NHS National Cervical Screening Programme (Smears)

  • Women aged between 25-49 years of age are screened every 3 years. Screening consists of a 20 minute smear appointment with a practice nurse
  • Women aged between 50-64 years of age are screened every 5 years. Screening consists of a 20 minute smear appointment with a practice nurse
  • Screening is for all GP registered individuals within the above age group unless they are ceased for clinical reasons or have expressed in writing a wish not to be involved in the programme
  • TVPCA (Thames Valley Primary Care Agency) identifies women due for screening. The practice sends out the invitation letters, followed by reminder letters. The cytology labs (at RBBH or ORH) carry out the screening of samples and report results to TVPCA, GP Practice & colposcopy (if referral required).
  • Result letters are sent to the women from TVPCA
  • The colposcopy units invite women for further investigations/treatment if their initial smear indicates a potential problem. The colposcopy service will liaise with TVPCA and the practice to ensure the patient is put back on the call/recall system.

 

Oxfordshire Diabetic Eye Screening Service (ODESS)

  • All patients with diabetes aged 12 years and over are screened yearly.

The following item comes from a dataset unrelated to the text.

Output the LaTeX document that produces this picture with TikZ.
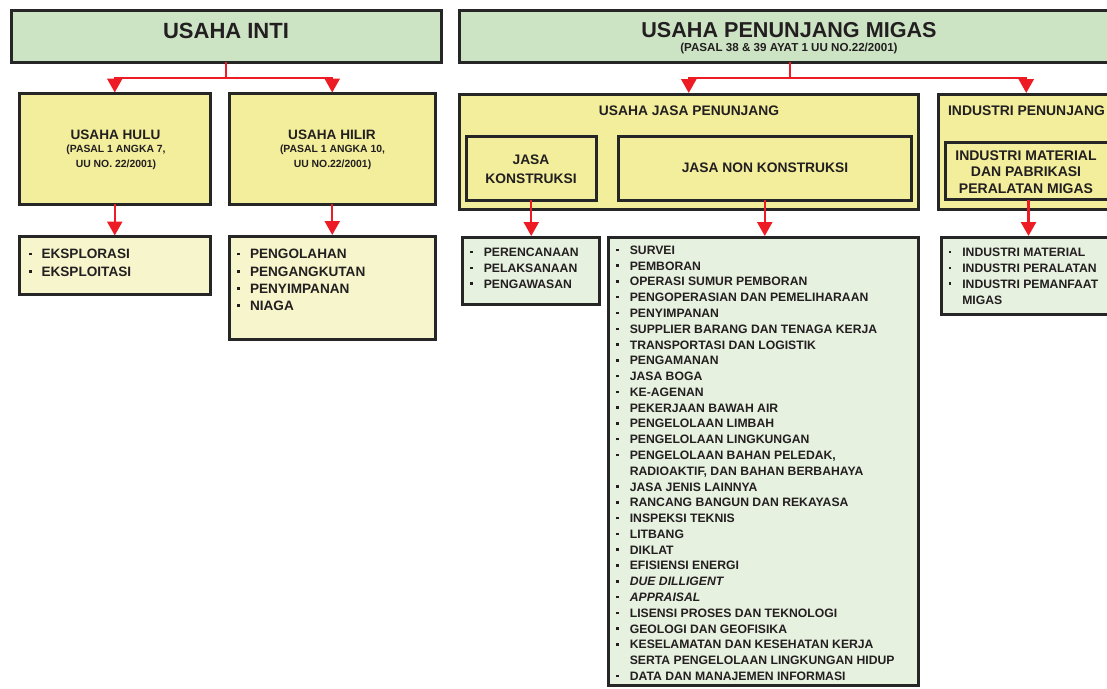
\documentclass[tikz,border=0pt]{standalone}
\usepackage{fontspec}
\setmainfont{Liberation Sans}
\usetikzlibrary{arrows.meta}

\definecolor{ink}{HTML}{231F20}
\definecolor{frame}{HTML}{262626}
\definecolor{topgreen}{HTML}{CCE4C4}
\definecolor{midyellow}{HTML}{F2EE9C}
\definecolor{paleyellow}{HTML}{F7F5CB}
\definecolor{palegreen}{HTML}{E7F1E0}
\definecolor{linkred}{HTML}{ED1C24}

% font size helper
\newcommand\fsz[2]{\fontsize{#1}{#2}\selectfont}
% list bullets (left lists and right lists) and hanging indent
\newcommand\bulL{\makebox[12.8pt][l]{\raisebox{3.6pt}{\rule{2.8pt}{2.8pt}}}}
\newcommand\bulR{\makebox[13.6pt][l]{\raisebox{3.2pt}{\rule{2.5pt}{2.5pt}}}}
\newcommand\indR{\hspace*{13.6pt}}

% a framed panel given by the centre line of its border
\newcommand\panel[6]{%
  \node[#6, minimum width={(#4-#2)*1pt}, minimum height={(#5-#3)*1pt},
        anchor=north west] (#1) at (#2,#3) {};}

\tikzset{
  box/.style={draw=frame, line width=3pt, inner sep=0pt, outer sep=0pt},
  head/.style={box, fill=topgreen},
  mid/.style={box, fill=midyellow},
  listL/.style={box, fill=paleyellow},
  listR/.style={box, fill=palegreen},
  label/.style={text=ink, inner sep=0pt, align=center, font=\bfseries},
  items/.style={text=ink, inner sep=0pt, align=left, anchor=north west, font=\bfseries},
  link/.style={draw=linkred, line width=2.4pt},
  arr/.style={link, -{Triangle[length=14pt,width=15pt]}, shorten >=1pt},
}

\begin{document}
\begin{tikzpicture}[x=1pt,y=-1pt]
\useasboundingbox (0,0) rectangle (1107,688);
\clip (0,0) rectangle (1107,688);

% ---------- core business ----------
\panel{inti}{11.5}{10.5}{441}{62}{head}
\node[label, font=\bfseries\fsz{22}{26}] (intit) at (226,30.5) {USAHA INTI};

\panel{hulu}{19.5}{93.5}{210}{204}{mid}
\panel{hilir}{229.5}{93.5}{435}{204}{mid}
\node[label, font=\bfseries\fsz{13.6}{16}] (hulut) at (115.5,135) {USAHA HULU};
\node[label, font=\bfseries\fsz{10.4}{14.5}] (hulus) at (116,157.5) {(PASAL 1 ANGKA 7,\\UU NO. 22/2001)};
\node[label, font=\bfseries\fsz{13.6}{16}] (hilirt) at (332,135) {USAHA HILIR};
\node[label, font=\bfseries\fsz{10.4}{14.5}] (hilirs) at (332.5,157.5) {(PASAL 1 ANGKA 10,\\UU NO.22/2001)};

\panel{eks}{19.5}{236.5}{210}{294}{listL}
\panel{hil}{229.5}{236}{435}{339}{listL}
\node[items, font=\bfseries\fsz{13.6}{17.3}] (ekst) at (28.5,249.2)
  {\bulL EKSPLORASI\\\bulL EKSPLOITASI};
\node[items, font=\bfseries\fsz{13.6}{17.2}] (hilt) at (237,249.2)
  {\bulL PENGOLAHAN\\\bulL PENGANGKUTAN\\\bulL PENYIMPANAN\\\bulL NIAGA};

% ---------- supporting business ----------
\panel{pen}{459.5}{10.5}{1120}{62}{head}
\node[label, font=\bfseries\fsz{21.6}{26}] (pent) at (789,30) {USAHA PENUNJANG MIGAS};
\node[label, font=\bfseries\fsz{11.6}{14}] (pens) at (789,48.5) {(PASAL 38 \& 39 AYAT 1 UU NO.22/2001)};

\panel{jasa}{459}{94}{918.5}{209.5}{mid}
\node[label, font=\bfseries\fsz{13.8}{16}] (jasat) at (689,111) {USAHA JASA PENUNJANG};
\panel{jk}{466}{136}{596.5}{200}{mid}
\node[label, font=\bfseries\fsz{13.8}{19}] (jkt) at (531,169.5) {JASA\\KONSTRUKSI};
\panel{jnk}{618}{136}{911.5}{200}{mid}
\node[label, font=\bfseries\fsz{13.8}{16}] (jnkt) at (765,168) {JASA NON KONSTRUKSI};

\panel{ind}{938.5}{94}{1114}{209.5}{mid}
\node[label, font=\bfseries\fsz{13.9}{16}] (indt) at (1026.5,111) {INDUSTRI PENUNJANG};
\panel{im}{945}{142.5}{1112}{199.5}{mid}
\node[label, font=\bfseries\fsz{14}{16.8}] (imt) at (1026,172) {INDUSTRI MATERIAL\\DAN PABRIKASI\\PERALATAN MIGAS};

\panel{per}{462.5}{237}{599.5}{304.5}{listR}
\panel{nk}{608.5}{237}{918.5}{685.5}{listR}
\panel{indl}{941}{237}{1116}{314}{listR}

\node[items, font=\bfseries\fsz{12.2}{15.9}] (pert) at (470,247.6)
  {\bulR PERENCANAAN\\\bulR PELAKSANAAN\\\bulR PENGAWASAN};
\node[items, font=\bfseries\fsz{12.2}{15.78}] (nkt) at (616,245.6)
  {\bulR SURVEI\\
   \bulR PEMBORAN\\
   \bulR OPERASI SUMUR PEMBORAN\\
   \bulR PENGOPERASIAN DAN PEMELIHARAAN\\
   \bulR PENYIMPANAN\\
   \bulR SUPPLIER BARANG DAN TENAGA KERJA\\
   \bulR TRANSPORTASI DAN LOGISTIK\\
   \bulR PENGAMANAN\\
   \bulR JASA BOGA\\
   \bulR KE-AGENAN\\
   \bulR PEKERJAAN BAWAH AIR\\
   \bulR PENGELOLAAN LIMBAH\\
   \bulR PENGELOLAAN LINGKUNGAN\\
   \bulR PENGELOLAAN BAHAN PELEDAK,\\
   \indR RADIOAKTIF, DAN BAHAN BERBAHAYA\\
   \bulR JASA JENIS LAINNYA\\
   \bulR RANCANG BANGUN DAN REKAYASA\\
   \bulR INSPEKSI TEKNIS\\
   \bulR LITBANG\\
   \bulR DIKLAT\\
   \bulR EFISIENSI ENERGI\\
   \bulR \textit{DUE DILLIGENT}\\
   \bulR \textit{APPRAISAL}\\
   \bulR LISENSI PROSES DAN TEKNOLOGI\\
   \bulR GEOLOGI DAN GEOFISIKA\\
   \bulR KESELAMATAN DAN KESEHATAN KERJA\\
   \indR SERTA PENGELOLAAN LINGKUNGAN HIDUP\\
   \bulR DATA DAN MANAJEMEN INFORMASI};
\node[items, font=\bfseries\fsz{12.2}{15.9}] (indlt) at (948.5,247.6)
  {\bulR INDUSTRI MATERIAL\\\bulR INDUSTRI PERALATAN\\\bulR INDUSTRI PEMANFAAT\\\indR MIGAS};

% ---------- connectors ----------
\draw[link] (inti.south) -- ++(0,16) coordinate (j1);
\draw[arr] (j1) -| (hulu.north);
\draw[arr] (j1) -| (hilir.north);
\draw[link] (pen.south) -- ++(0,16) coordinate (j2);
\draw[arr] (j2) -| (jasa.north);
\draw[arr] (j2) -| (ind.north);

\draw[arr] (hulu.south) -- (eks.north);
\draw[arr] (hilir.south) -- (hil.north);
\draw[arr] (jk.south) -- (jk.south |- per.north);
\draw[arr] (jnk.south) -- (jnk.south |- nk.north);
\draw[arr] (im.south) -- (im.south |- indl.north);
\end{tikzpicture}
\end{document}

Screening consists of taking images of the eye
  • Oxfordshire Diabetic Eye Screening Service (ODESS) coordinates the call/recall system
  • For all those registered with a GP unless they are ceased for clinical reasons or have expressed in writing a wish not to be involved in the programme
  • Patients being seen in ophthalmology for Glaucoma or Macular Degeneration should still attend for diabetic eye screening
  • Invitations are sent out followed by 2 reminder letters (the practice does not send out any letters)
  • Screening is carried out at the JR (1 of 16 contracted optometrists)
  • All images are assessed by ODESS. If further assessment is required ODESS refers the patient directly to ophthalmology department at the JR or Royal Berks
  • Both the patient and the GP will be sent the results by letter
  • Photographs taken during a routine eye sight test are NOT the same as Diabetic Retinopathy Screening
  • If you have any queries about the service please call 01865 321586

 

National Chlamydia Screening Programme (NCSP)

Are you 15—24? Have you been tested for the love bug?

1 in 14 young people are already infected with Chlamydia...

And most don’t know it! Ask reception for a test—It’s free and confidential.

For more information visit http://www.chlamydiascreening.nhs.uk/ or http://www.nhs.uk/Conditions/Chlamydia/Pages/Introduction.aspx

Chlamydia is one of the most common sexually transmitted infections (STIs) in the UK.

It’s passed on from one person to another through unprotected sex (sex without a condom).

In 2012, 206,912 people tested positive for chlamydia in England. 64% of people diagnosed with chlamydia were under 25 years old.

Chlamydia symptoms

Most people who have chlamydia don’t notice any symptoms, and so don't know they have it. Research suggests that 50% of men and 70-80% of women don't get symptoms at all with a chlamydia infection. 

Symptoms of chlamydia could be pain when you urinate (pee), unusual discharge from the penis, vagina or rectum or, in women, bleeding between periods or after sex.

Getting tested for chlamydia

Testing for chlamydia is done with a urine test or a swab test. You don't always have to have a physical examination by a nurse or doctor.

Anyone can get a free and confidential chlamydia test at a sexual health clinic, a GUM (genitourinary medicine) clinic or a GP surgery.

Treating chlamydia

Chlamydia is easily treated with antibiotics. You may be given a single dose, or a longer course of antibiotics to take for a week.

If chlamydia isn’t treated, the infection can sometimes spread to other parts of your body and lead to serious long-term health problems such as pelvic inflammatory disease and infertility (not being able to have children).

The National Chlamydia Screening Programme

Chlamydia is most common in people under 25 years old, although people of any age can get it. If you are under 25, you can get a free, confidential chlamydia test under the National Chlamydia Screening Programme (NCSP).

Some NCSP areas may also send chlamydia testing kits to you through the post. You can request these online.